Kitchens are harder on furniture than any other room. Humidity from cooking. Grease in the air. Temperature swings from the oven. Water splashing from the sink. Whatever your kitchen stool is made from, it needs to handle all of that.

Solid plywood (Baltic birch): 13-ply Baltic birch is cross-laminated, which means each layer runs in an alternating direction. This makes it resistant to warping from humidity and temperature changes. It won't swell or cup the way solid wood boards can in a steamy kitchen. It's also dense and strong enough to support standing weight without flexing.

Particleboard or MDF: These materials absorb moisture. In a kitchen, where steam and spills are constant, particleboard stools will swell at the joints over time. The screws loosen, the edges puff up, and the whole thing starts wobbling within a year or two.

Metal: Durable but cold, loud on hard floors, and usually requires tools and hardware to assemble. Metal stools also scratch easily, and those scratches can't be sanded out.

Plastic: Lightweight and moisture-proof, but rarely sturdy enough to stand on safely. And plastic in a kitchen next to real wood cabinets always looks like plastic in a kitchen next to real wood cabinets.

Spacing Your Kitchen Stools

The 24-inch rule is straightforward: allow 24 inches of counter width per stool. That gives each person enough elbow room to eat comfortably without bumping into the person next to them.

For a 6-foot (72") island or counter, that's three stools max. For an 8-foot (96") counter, four. If you try to squeeze in an extra stool, everyone ends up eating with their elbows pinned to their sides.

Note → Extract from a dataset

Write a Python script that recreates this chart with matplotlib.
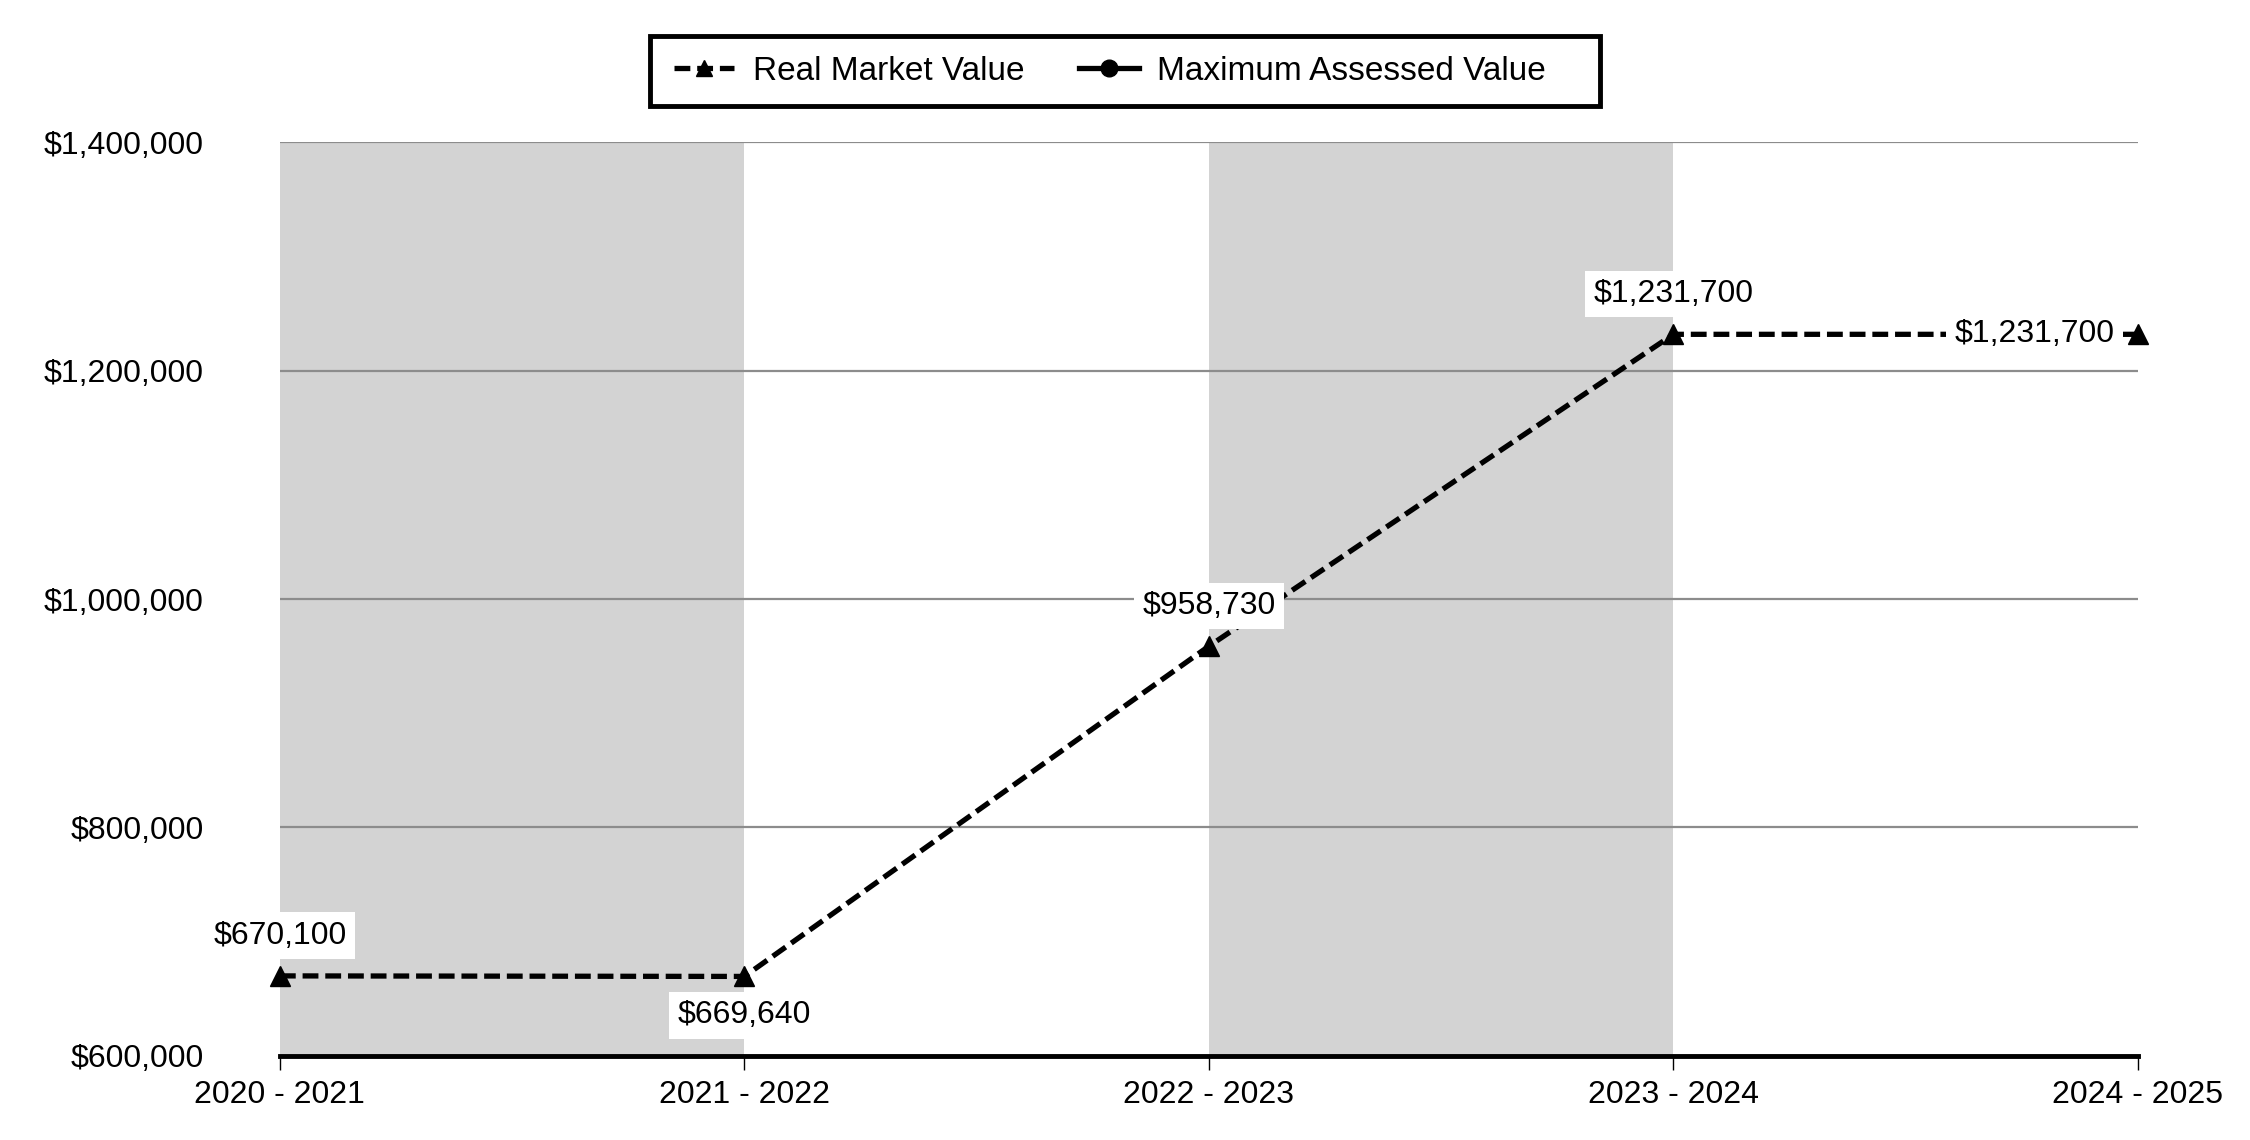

Also consider the end clearance. Leave at least 6 inches between the last stool and the end of the counter (or the wall) so nobody feels boxed in. If there's a corner where the counter turns, you need at least 18 inches from the corner to the first stool so people can get in and out without contorting.

Browse the full UNFNSHED collection to see what fits your kitchen, or check out the No-Tool Stool and A-Stool directly.

FAQ

What height stool do I need for a kitchen counter?

For a standard 36-inch kitchen counter, you need a stool with a seat height between 24 and 26 inches. This leaves 10-12 inches of space between the seat and the underside of the counter, which is comfortable for most adults. For a 42-inch bar-height counter, look for a seat height between 28 and 30 inches. Always measure your actual counter height rather than assuming it's standard.

Can I use a kitchen stool as a step stool?

Yes, if it's built for it. A stool made from solid material like 13-ply Baltic birch plywood with a stable base can safely support standing weight. Avoid standing on stools made from particleboard, thin metal tubing, or anything that wobbles when you sit on it. The UNFNSHED No-Tool Stool and A-Stool are both sturdy enough for step stool use and compact enough to tuck under a counter when you're done.

Does an unfinished wood stool hold up in a kitchen?

Baltic birch plywood is cross-laminated across 13 plies, which makes it resistant to the humidity and temperature swings that are normal in kitchens. It won't warp or swell the way solid wood or particleboard can. Spills and scratches can be sanded out quickly since the material is real wood all the way through. You can also seal it with a coat of polyurethane for extra moisture protection, or paint and stain it to match your cabinets.